Learning residual dynamics as neural network modules (e.g., $\hat{g}(z;\theta)$ in observer ODEs), thus generalizing Luenberger and KKL observers to arbitrary smooth dynamics while maintaining observability and convergence through learnable or fixed stabilizing gains (Miao et al., 2022).
Employing basis-expansion (e.g., Legendre polynomials or neural networks) with coefficients learned online using Bayesian optimization, while robust observer gains are designed using convex LMI feasibility programs (Chakrabarty et al., 2020).

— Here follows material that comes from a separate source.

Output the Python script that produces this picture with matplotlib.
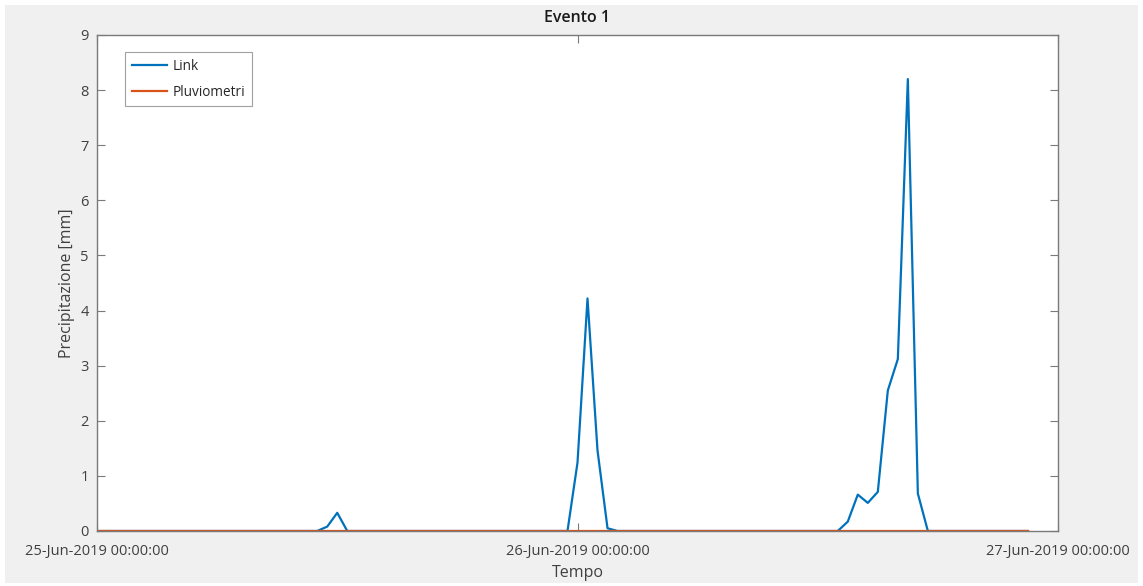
import datetime as dt
import matplotlib
matplotlib.use("Agg")
import matplotlib.pyplot as plt
import matplotlib.dates as mdates
from matplotlib.patches import Rectangle

plt.rcParams['font.family'] = ['Open Sans', 'DejaVu Sans']

# Half-hourly rainfall, 25-Jun-2019 00:00 to 26-Jun-2019 22:30
start = dt.datetime(2019, 6, 25, 0, 0, 0)
step_minutes = 30
link_mm = [
    0, 0, 0, 0, 0, 0, 0, 0, 0, 0,                    # hours 0.0 - 4.5
    0, 0, 0, 0, 0, 0, 0, 0, 0, 0,                    # hours 5.0 - 9.5
    0, 0, 0, 0.08, 0.33, 0, 0, 0, 0, 0,              # hours 10.0 - 14.5
    0, 0, 0, 0, 0, 0, 0, 0, 0, 0,                    # hours 15.0 - 19.5
    0, 0, 0, 0, 0, 0, 0, 0, 1.24, 4.22,              # hours 20.0 - 24.5
    1.46, 0.05, 0, 0, 0, 0, 0, 0, 0, 0,              # hours 25.0 - 29.5
    0, 0, 0, 0, 0, 0, 0, 0, 0, 0,                    # hours 30.0 - 34.5
    0, 0, 0, 0, 0, 0.17, 0.66, 0.51, 0.71, 2.55,     # hours 35.0 - 39.5
    3.12, 8.20, 0.68, 0, 0, 0, 0, 0, 0, 0,           # hours 40.0 - 44.5
    0, 0, 0, 0,                                      # hours 45.0 - 46.5
]
pluviometri_mm = [0] * len(link_mm)
times = [start + dt.timedelta(minutes=step_minutes * i) for i in range(len(link_mm))]

x_ticks = [dt.datetime(2019, 6, 25), dt.datetime(2019, 6, 26), dt.datetime(2019, 6, 27)]
y_ticks = list(range(0, 10))

blue = '#0072BD'
orange = '#D95319'
axis_grey = '#7a7a7a'
text_grey = '#404040'

fig = plt.figure(figsize=(11.43, 5.86), dpi=100, facecolor='white')
fig.patches.append(Rectangle((5 / 1143, 3 / 586), 1133 / 1143, 578 / 586,
                             transform=fig.transFigure, facecolor='#f0f0f0',
                             edgecolor='none', zorder=-10))

ax = fig.add_axes([97 / 1143, 55 / 586, 961 / 1143, 496 / 586])
ax.set_facecolor('white')

ax.plot(times, link_mm, color=blue, lw=1.6, label='Link')
ax.plot(times, pluviometri_mm, color=orange, lw=1.6, label='Pluviometri')

ax.set_xlim(x_ticks[0], x_ticks[-1])
ax.set_ylim(0, 9)
ax.set_xticks(x_ticks)
ax.xaxis.set_major_formatter(mdates.DateFormatter('%d-%b-%Y %H:%M:%S'))
ax.set_yticks(y_ticks)

for s in ax.spines.values():
    s.set_color(axis_grey)
    s.set_linewidth(1.0)

ax.tick_params(axis='both', direction='in', length=6, width=0.8, color=axis_grey,
               labelsize=10.5, labelcolor=text_grey, top=True, right=True)
ax.tick_params(axis='x', pad=9)
ax.tick_params(axis='y', pad=6)

ax.set_title('Evento 1', fontsize=11.5, color='#1a1a1a', pad=9, fontweight='semibold')
ax.set_xlabel('Tempo', fontsize=11.5, color=text_grey, labelpad=5)
ax.set_ylabel('Precipitazione [mm]', fontsize=11.5, color=text_grey, labelpad=4)

leg = ax.legend(loc='upper left', bbox_to_anchor=(0.029, 0.966), fontsize=9.8,
                frameon=True, fancybox=False, handlelength=2.6, borderpad=0.5,
                labelspacing=0.8, handletextpad=0.4, borderaxespad=0)
leg.get_frame().set_edgecolor('#8a8a8a')
leg.get_frame().set_linewidth(0.8)
for t in leg.get_texts():
    t.set_color('#262626')

fig.savefig('out.png', dpi=100, facecolor=fig.get_facecolor())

Correspondence with observer-theoretic concepts:

LEO retains classic structural guarantees (convergence, stability) whenever the optimized gains satisfy standard spectral constraints (Schur/Hurwitz).
The learning phase typically does not sacrifice safety (bounded estimation error) even under full model uncertainty, in contrast to purely data-driven (e.g., RNN-based) observers.
The LEO approach has demonstrated generalization limitations typical of machine learning approaches if training domains are not sufficiently representative (Miao et al., 2022).

7. Benchmarks, Practical Impact, and Outlook

LEO frameworks deliver statistically significant improvements (average error reduction $>$ 15%) without major alterations to classical observer structures, requiring only mild assumptions about observability and system parameter initialization. Safety and performance certificates are available for both linear and nonlinear cases, and LEO outperforms a range of conventional and machine learning-based baselines on standard benchmarks, even when those baselines are provided with greater a priori knowledge of the plant model (Shu, 20 Nov 2025, Miao et al., 2022, Chakrabarty et al., 2020).

The modularity of LEO—encompassing observer-theoretic stability, empirical model refinement, and robust learning—positions it as a tractable and principled tool for state estimation in the presence of realistic uncertainties and structural mismatches, with both theoretical and implementation assets available to practitioners and researchers.